Additive Manufacturing (AM) is a transformative technology in furniture production, allowing unparalleled customization, design flexibility, and sustainability. Among the various 3D printing technologies, pellet extrusion has emerged as the method of choice because it can produce large-scale pieces quickly and affordably, making end-use furniture production feasible.
Design studio Slicelab teamed up with 3D Systems’ Applications Innovation Group (AIG) on a recent project to bring to life a concept of a lounge chair and lamp inspired by the visual language of steam or smoke. This case study explores the process from the design concept to the creation of two furniture pieces that could only be created with pellet-extrusion 3D printing.
“We gravitate toward designs that are unique for 3D printing and that are organic. We push the limits of the geometry design and push the limits of design for additive to get more people to use additive and see what it can do.”

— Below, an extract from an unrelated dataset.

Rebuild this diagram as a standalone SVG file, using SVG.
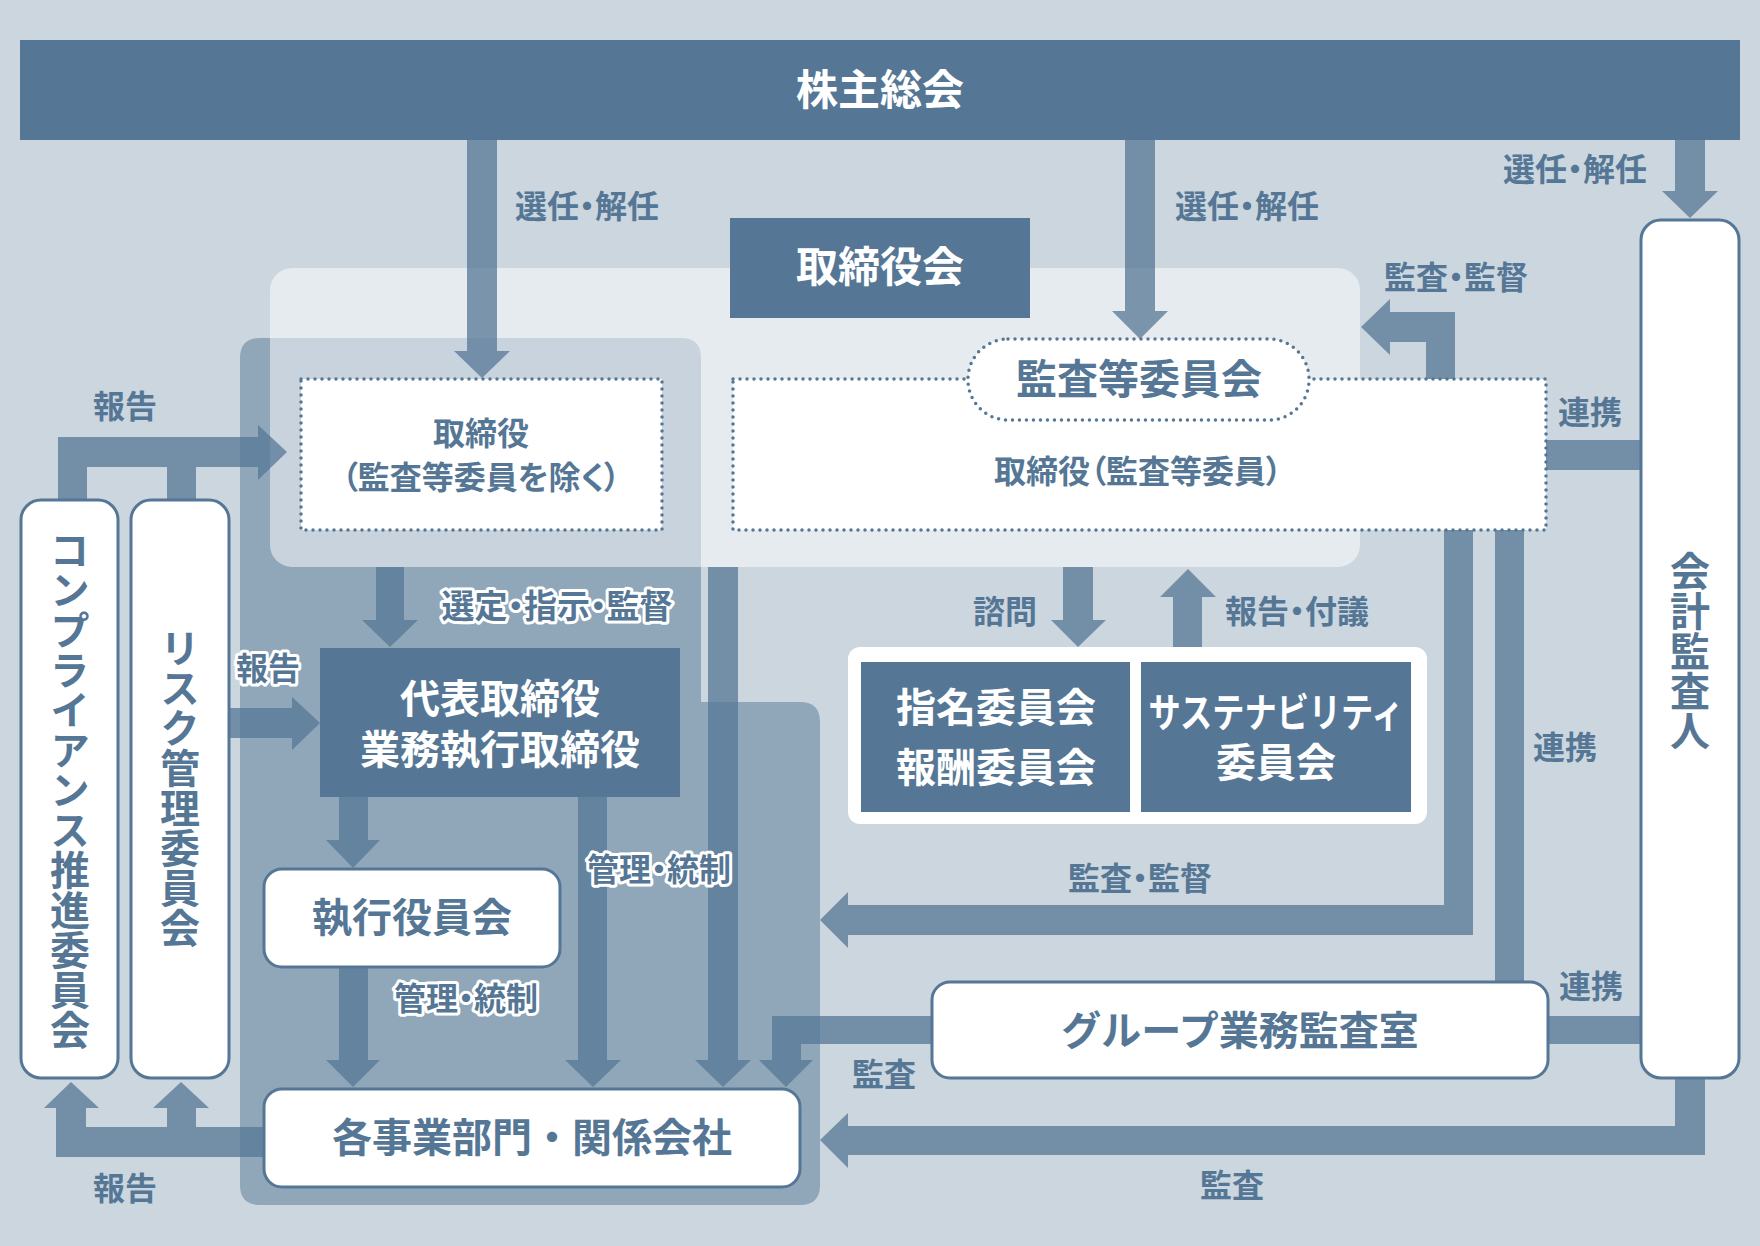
<svg xmlns="http://www.w3.org/2000/svg" width="1760" height="1246" viewBox="0 0 1760 1246">
<style>
text{font-family:"Noto Sans CJK JP","Noto Sans CJK SC",sans-serif;font-weight:700}
.wt{fill:#fff;text-anchor:middle;font-size:40px}
.bt{fill:#557795;text-anchor:middle;font-size:40px}
.mt{fill:#557795;text-anchor:middle;font-size:32px;font-feature-settings:"palt"}
.lbl{fill:#557795;text-anchor:middle;font-size:32px;font-feature-settings:"palt"}
.halo{paint-order:stroke;stroke:#fff;stroke-width:6px;stroke-linejoin:round}
.dark{fill:#557795}
.box{fill:#fff;stroke:#557795;stroke-width:3}
.dot{fill:#fff;stroke:#557795;stroke-width:3.5;stroke-dasharray:0 7;stroke-linecap:round}
.arr{fill:#557795;fill-opacity:0.75}
.vt{writing-mode:vertical-rl;text-orientation:upright}
</style>
<rect width="1760" height="1246" fill="#cbd6df"/>
<path id="exec-area" d="M260,338 H681 Q701,338 701,358 V702 H800 Q820,702 820,722 V1185 Q820,1205 800,1205 H260 Q240,1205 240,1185 V358 Q240,338 260,338 Z" fill="#557795" fill-opacity="0.5"/>
<rect id="board-area" x="270" y="268" width="1090" height="299" rx="22" fill="#fff" fill-opacity="0.5"/>

<g id="connectors">
  <path class="arr" d="M467,140 H497 V351 H510 L482,378 L454,351 H467 Z"/>
  <path class="arr" d="M1125,140 H1155 V311 H1168 L1140,339 L1112,311 H1125 Z"/>
  <path class="arr" d="M1675,140 H1705 V191 H1718 L1690,218 L1662,191 H1675 Z"/>
  <path class="arr" d="M1455,382 V312 H1390 V299 L1361,327 L1390,355 V342 H1426 V382 Z"/>
  <rect class="arr" x="1546" y="440" width="96" height="30"/>
  <path class="arr" d="M1444,530 H1473 V935 H848 V948 L820,920 L848,892 V905 H1444 Z"/>
  <rect class="arr" x="1495" y="530" width="29" height="452"/>
  <rect class="arr" x="1548" y="1016" width="93" height="28"/>
  <path class="arr" d="M932,1016 H772 V1060 H759 L786,1087 L813,1060 H801 V1044 H932 Z"/>
  <path class="arr" d="M1675,1078 H1705 V1155 H848 V1168 L820,1140 L848,1113 V1126 H1675 Z"/>
  <path class="arr" d="M1063,567 H1093 V620 H1106 L1078,647 L1051,620 H1063 Z"/>
  <path class="arr" d="M1173,647 V597 H1160 L1188,569 L1216,597 H1202 V647 Z"/>
  <path class="arr" d="M376,567 H404 V620 H418 L390,647 L362,620 H376 Z"/>
  <path class="arr" d="M229,708 H292 V697 L320,723 L292,750 V738 H229 Z"/>
  <path class="arr" d="M58,500 V437 H258 V425 L287,452 L258,480 V467 H196 V500 H167 V467 H87 V500 Z"/>
  <path class="arr" d="M339,797 H368 V840 H380 L353,868 L326,840 H339 Z"/>
  <path class="arr" d="M339,967 H368 V1060 H380 L353,1087 L326,1060 H339 Z"/>
  <path class="arr" d="M578,797 H607 V1060 H621 L593,1087 L565,1060 H578 Z"/>
  <path class="arr" d="M708,567 H738 V1060 H751 L723,1087 L695,1060 H708 Z"/>
  <path class="arr" d="M264,1127 H196 V1108 H209 L181,1082 L153,1108 H167 V1127 H86 V1108 H99 L71,1082 L44,1108 H56 V1157 H264 Z"/>

  <text class="lbl" x="587" y="218">選任・解任</text>
  <text class="lbl" x="1247" y="218">選任・解任</text>
  <text class="lbl" x="1575" y="181">選任・解任</text>
  <text class="lbl" x="1456" y="289">監査・監督</text>
  <text class="lbl" x="1590" y="424">連携</text>
  <text class="lbl" x="125" y="418">報告</text>
  <text class="lbl halo" x="557" y="618" style="font-size:33px">選定・指示・監督</text>
  <text class="lbl halo" x="268" y="680">報告</text>
  <text class="lbl" x="1005" y="623">諮問</text>
  <text class="lbl" x="1297" y="623">報告・付議</text>
  <text class="lbl" x="1565" y="759">連携</text>
  <text class="lbl halo" x="659" y="881">管理・統制</text>
  <text class="lbl" x="1140" y="890">監査・監督</text>
  <text class="lbl halo" x="466" y="1010">管理・統制</text>
  <text class="lbl" x="1591" y="998">連携</text>
  <text class="lbl" x="884" y="1086">監査</text>
  <text class="lbl" x="1232" y="1197">監査</text>
  <text class="lbl" x="125" y="1200">報告</text>
</g>

<g id="shareholders">
  <rect class="dark" x="20" y="40" width="1720" height="100"/>
  <text class="wt" x="880" y="105" style="font-size:42px">株主総会</text>
</g>
<g id="board">
  <rect class="dark" x="730" y="218" width="300" height="100"/>
  <text class="wt" x="880" y="282" style="font-size:42px">取締役会</text>
</g>
<g id="directors">
  <rect class="dot" x="301" y="379" width="361" height="151"/>
  <text class="mt" x="481" y="445">取締役<tspan x="481" y="489">（監査等委員を除く）</tspan></text>
</g>
<g id="audit-directors">
  <rect class="dot" x="733" y="379" width="813" height="151"/>
  <text class="mt" x="1138" y="483">取締役（監査等委員）</text>
</g>
<g id="audit-committee">
  <rect class="dot" x="968" y="339" width="341" height="81" rx="40"/>
  <text class="bt" x="1139" y="394" style="font-size:41px">監査等委員会</text>
</g>
<g id="committees">
  <rect x="848" y="647" width="579" height="177" rx="12" fill="#fff"/>
  <rect class="dark" x="861" y="662" width="269" height="150"/>
  <text class="wt" x="996" y="722">指名委員会<tspan x="996" y="782">報酬委員会</tspan></text>
  <rect class="dark" x="1141" y="662" width="270" height="150"/>
  <text class="wt" x="1276" y="727" textLength="255" lengthAdjust="spacingAndGlyphs">サステナビリティ</text>
  <text class="wt" x="1276" y="777">委員会</text>
</g>
<g id="accounting-auditor">
  <rect class="box" x="1641" y="220" width="98" height="858" rx="20"/>
  <text class="bt vt" x="1690" y="651">会計監査人</text>
</g>
<g id="compliance">
  <rect class="box" x="21" y="500" width="97" height="578" rx="20"/>
  <text class="bt vt" x="70" y="790">コンプライアンス推進委員会</text>
</g>
<g id="risk">
  <rect class="box" x="131" y="500" width="98" height="578" rx="20"/>
  <text class="bt vt" x="180" y="788">リスク管理委員会</text>
</g>
<g id="representative">
  <rect class="dark" x="320" y="648" width="360" height="149"/>
  <text class="wt" x="500" y="713">代表取締役<tspan x="500" y="764">業務執行取締役</tspan></text>
</g>
<g id="executive-officers">
  <rect class="box" x="264" y="869" width="296" height="98" rx="18"/>
  <text class="bt" x="412" y="932">執行役員会</text>
</g>
<g id="business-units">
  <rect class="box" x="264" y="1089" width="536" height="98" rx="18"/>
  <text class="bt" x="532" y="1152">各事業部門・関係会社</text>
</g>
<g id="group-audit">
  <rect class="box" x="932" y="982" width="616" height="96" rx="18"/>
  <text class="bt" x="1240" y="1045">グループ業務監査室</text>
</g>
</svg>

-Arthur Azoulai, Slicelab Co-Founder
In the past, furniture designers and manufacturers often faced challenges when it came to creating unique, customizable furniture. Traditional furniture manufacturing methods require extensive tooling and time-consuming prototyping and generate significant material waste. Additionally, producing complex designs with traditional methods is often cost prohibitive or not possible. Pellet extrusion AM offers solutions to those challenges, opening the manufacturing possibilities for innovative companies like Slicelab.
Slicelab founders Arthur Azoulai and Diego Taccioli create furniture, tangible product design, and architectural installations by leveraging advanced fabrication methods, primarily additive manufacturing. They turned to 3D Systems’ large-format pellet extrusion Titan 3D printers because of the ability to not only produce the chair and lamp in a single piece but also because of the speed and the wide range of pellet materials available for printing.
Designing 3D Printed Furniture: Thinking Outside the Box
Melding aesthetics with function is never simple, and Slicelab knew they wanted this chair to have an organic and interesting profile that not only stood apart from traditional furniture but even differed from other 3D-printed chairs circulating in the market.
“Other 3D printed chairs generally are not taking full advantage of additive technology. They’re printed on the Y axis, basically flipping the chair to the side and doing a profile extrusion of some sort,” said Azoulai.
Instead, Slicelab designed the chair to be printed with the front of the chair on the bottom, in contact with the print bed. This approach allowed more freedom in the overall form but also forced them to think creatively to avoid excessive overhangs that could make it difficult to print. And as with all end-use additively manufactured parts, it had to have the strength and functionality of a chair, and not flex too much when bearing weight.
“We worked closely with 3D System’s AIG team as we iterated the design. Our form pushed the printability to the edge in parallel with the consideration of the overall structure,” said Taccioli. “Their folks were able to help us improve the design throughout the process to avoid excessive flexibility.”
From Digital to Physical
Leveraging the high speed and throughput of the Titan pellet extrusion systems, the first versions of the steam lounge chair and lamp were produced in a matter of days. Compared to filament extrusion printing, pellet extrusion is up to 10X faster and 10X lower in cost, enabling design iteration to not only be timely but affordable. This allowed Slicelab to get the first printed lounge chair in hand and make design changes quickly to improve the angles and dimensions, making the chair more comfortable for a broader audience.
The chair, with dimensions of 33” x 31” x 36”, and the lamp standing at a whopping 67” tall, were each printed in one piece on the EXT 1270 Titan Pellet with a print volume of 50” x 50” x 72”. Due to the sheer size of the parts as well as the aesthetic and functional requirements, Titan pellet extrusion was the only AM technology suitable to produce the pieces. The chair print took 25 hours and used 90 pounds of thermoplastic pellets. Printing the same design on a filament extrusion printer would have taken at least four times as long and cost two to three times more for materials. Pellets also enable extrusion widths of up to 9 mm, yielding much stronger parts than the same part printed on a filament printer.
- The second print of the Steam Lounge Chair was delivered on the design intent. It was comfortable, strong, and visually striking. Slicelab has received interest in the chair from several high-profile clients as well as fine art galleries.
- 3D Systems’ AIG services were able to help Slicelab avoid pitfalls common to projects that push against the limits of AM technology. The Steam Chair’s organic design benefited from close collaboration between the designers and the 3D Systems’ AM experts to not only improve printability but also ensure that it would function as intended.
- Titan 3D printers are uniquely suited to custom furniture production due to their large build size, reliable lights-out manufacturing performance, and high-speed/high-strength pellet extrusion technology.